An Openreach spokesperson said the firm would consider the proposals before responding formally, adding: "We’re encouraged that Ofcom doesn’t expect Openreach to cover all of the upfront investment in ducts and poles for other companies.
Our ducts and poles have been open since 2011 and Ofcom recognises we’ve taken big steps to encourage more companies to use them.
The spokesperson continued: “We recognise that further improvements might be needed over time, but the economics of network investment remain challenging."
Shares in BT were largely unmoved by today's announcement.

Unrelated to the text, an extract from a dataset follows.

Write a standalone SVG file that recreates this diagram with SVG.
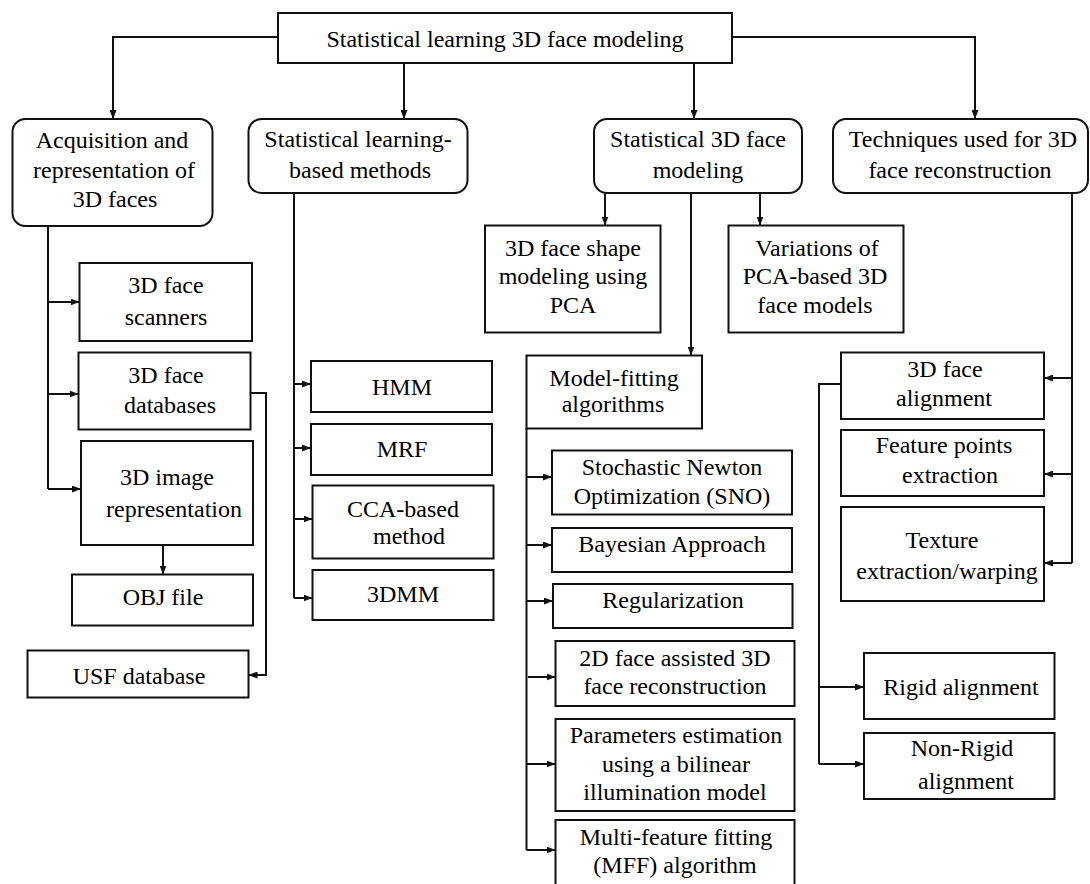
<svg xmlns="http://www.w3.org/2000/svg" width="1090" height="884" viewBox="0 0 1090 884">
<defs>
<style>
.box{fill:#fff;stroke:#111;stroke-width:2}
.conn{fill:none;stroke:#111;stroke-width:2}
text{font-family:"Liberation Serif","Times New Roman",serif;font-size:24px;fill:#000;text-anchor:middle}
</style>
<marker id="arr" viewBox="0 0 10 10" refX="10" refY="5" markerUnits="userSpaceOnUse" markerWidth="9" markerHeight="7" orient="auto" preserveAspectRatio="none">
<path d="M0,0 L10,5 L0,10 z" fill="#111"/>
</marker>
</defs>
<rect width="1090" height="884" fill="#fff"/>

<g id="connectors" class="conn" marker-end="url(#arr)">
<path d="M278,37 H113 V119"/>
<path d="M404,63 V119"/>
<path d="M694,63 V119"/>
<path d="M732,37 H975 V119"/>
<path d="M48,226 V489" marker-end="none"/>
<path d="M48,302 H79.5"/>
<path d="M48,394 H78.5"/>
<path d="M48,489 H81"/>
<path d="M163,545 V574.5"/>
<path d="M251,393 H266 V675 H248.5"/>
<path d="M294,193 V598" marker-end="none"/>
<path d="M294,384 H311"/>
<path d="M294,448 H311"/>
<path d="M294,519 H312.5"/>
<path d="M294,598 H312.5"/>
<path d="M605,193 V225.5"/>
<path d="M760,193 V225.5"/>
<path d="M691,193 V355.5"/>
<path d="M526.5,428 V850" marker-end="none"/>
<path d="M526.5,477 H552"/>
<path d="M526.5,545 H552"/>
<path d="M526.5,601 H553"/>
<path d="M528,677 H555.5"/>
<path d="M526.5,764 H555.5"/>
<path d="M526.5,850 H555.5"/>
<path d="M1072,193 V563" marker-end="none"/>
<path d="M1072,378 H1044"/>
<path d="M1072,474 H1044"/>
<path d="M1072,563 H1044"/>
<path d="M841,384 H819 V764" marker-end="none"/>
<path d="M819,687 H864"/>
<path d="M819,764 H864"/>
</g>

<g id="root"><rect class="box" x="278" y="13" width="454" height="50"/><text x="505" y="46.5">Statistical learning 3D face modeling</text></g>

<g id="acq"><rect class="box" x="12.5" y="119" width="200" height="107" rx="13"/><text x="112" y="148.3">Acquisition and</text><text x="114" y="177.7">representation of</text><text x="115" y="207.3">3D faces</text></g>
<g id="slm"><rect class="box" x="248.5" y="119" width="219" height="74" rx="13"/><text x="358" y="146.7">Statistical learning-</text><text x="360" y="177.7">based methods</text></g>
<g id="s3d"><rect class="box" x="594" y="119" width="208" height="74" rx="13"/><text x="698" y="146.7">Statistical 3D face</text><text x="698" y="177.7">modeling</text></g>
<g id="tech"><rect class="box" x="833" y="119" width="255" height="74" rx="13"/><text x="963" y="146.7">Techniques used for 3D</text><text x="960" y="178">face reconstruction</text></g>

<g id="scanners"><rect class="box" x="79.5" y="263" width="172.5" height="78"/><text x="166" y="293.3">3D face</text><text x="166" y="325">scanners</text></g>
<g id="databases"><rect class="box" x="78.5" y="352.5" width="172" height="77"/><text x="166" y="382.7">3D face</text><text x="170" y="412.7">databases</text></g>
<g id="imagerep"><rect class="box" x="81" y="441" width="172" height="104"/><text x="167" y="485.3">3D image</text><text x="174" y="517">representation</text></g>
<g id="obj"><rect class="box" x="72" y="574.5" width="181" height="51"/><text x="163" y="605.3">OBJ file</text></g>
<g id="usf"><rect class="box" x="27.5" y="650.5" width="221" height="47"/><text x="139" y="684.3">USF database</text></g>

<g id="hmm"><rect class="box" x="311" y="361" width="181" height="51"/><text x="402" y="395">HMM</text></g>
<g id="mrf"><rect class="box" x="311" y="424" width="181" height="51"/><text x="402" y="456.7">MRF</text></g>
<g id="cca"><rect class="box" x="312.5" y="485.5" width="181" height="73"/><text x="403" y="516.5">CCA-based</text><text x="409" y="543.5">method</text></g>
<g id="tdmm"><rect class="box" x="312.5" y="570" width="181" height="50"/><text x="403" y="601.5">3DMM</text></g>

<g id="pca"><rect class="box" x="485" y="225.5" width="175.5" height="107"/><text x="573" y="256">3D face shape</text><text x="573" y="284">modeling using</text><text x="573" y="312.7">PCA</text></g>
<g id="variations"><rect class="box" x="728.5" y="225.5" width="175" height="107"/><text x="817" y="256">Variations of</text><text x="815" y="284">PCA-based 3D</text><text x="815" y="312.7">face models</text></g>
<g id="modelfit"><rect class="box" x="526.5" y="355.5" width="175.5" height="73"/><text x="614" y="385.7">Model-fitting</text><text x="613" y="412.3">algorithms</text></g>

<g id="sno"><rect class="box" x="552" y="450.5" width="240" height="64"/><text x="672" y="475.3">Stochastic Newton</text><text x="672" y="503.7">Optimization (SNO)</text></g>
<g id="bayes"><rect class="box" x="552" y="528" width="240" height="44"/><text x="672" y="552">Bayesian Approach</text></g>
<g id="reg"><rect class="box" x="553" y="584" width="239.5" height="44"/><text x="673" y="607.7">Regularization</text></g>
<g id="twod"><rect class="box" x="555.5" y="641" width="239" height="65"/><text x="675" y="666">2D face assisted 3D</text><text x="675" y="693.7">face reconstruction</text></g>
<g id="params"><rect class="box" x="555.5" y="719" width="239" height="92"/><text x="676" y="743">Parameters estimation</text><text x="676" y="772">using a bilinear</text><text x="675" y="799.7">illumination model</text></g>
<g id="mff"><rect class="box" x="555.5" y="820" width="239" height="80"/><text x="676" y="845.3">Multi-feature fitting</text><text x="675" y="873">(MFF) algorithm</text></g>

<g id="align"><rect class="box" x="841" y="352.5" width="203" height="66.5"/><text x="945" y="376.7">3D face</text><text x="944" y="406">alignment</text></g>
<g id="feature"><rect class="box" x="841" y="430" width="203" height="66"/><text x="944" y="453.3">Feature points</text><text x="950" y="482.7">extraction</text></g>
<g id="texture"><rect class="box" x="841" y="507" width="203" height="94"/><text x="942" y="548">Texture</text><text x="947" y="578.7">extraction/warping</text></g>
<g id="rigid"><rect class="box" x="864" y="653" width="190.5" height="66"/><text x="961" y="695.3">Rigid alignment</text></g>
<g id="nonrigid"><rect class="box" x="864" y="733" width="190.5" height="66"/><text x="962" y="756.3">Non-Rigid</text><text x="966" y="789.3">alignment</text></g>
</svg>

Hargreaves Lansdown senior analyst Laith Khalaf said despite facing a "hefty price cut" it is hard to put a figure on the impact of the plans on BT's finances.
He said: "The watchdog is walking a bit of a tight rope here between providing incentives for BT to invest in developing its infrastructure while encouraging competition from rival providers and ensuring consumers aren’t burdened with huge costs."
The plans are the latest round of an ongoing ding-dong between the regulator and the former nationalised telecoms giant BT.
The pair came to a settlement over a legal separation of Openreach from BT earlier this year. Shortly afterwards Ofcom slapped BT with its largest ever fine – some £42m – for service failings to internet providers, such as Vodafone and TalkTalk.
Openreach makes almost double the profit generated by other similarly sized divisions of BT, such as its consumer and business arms.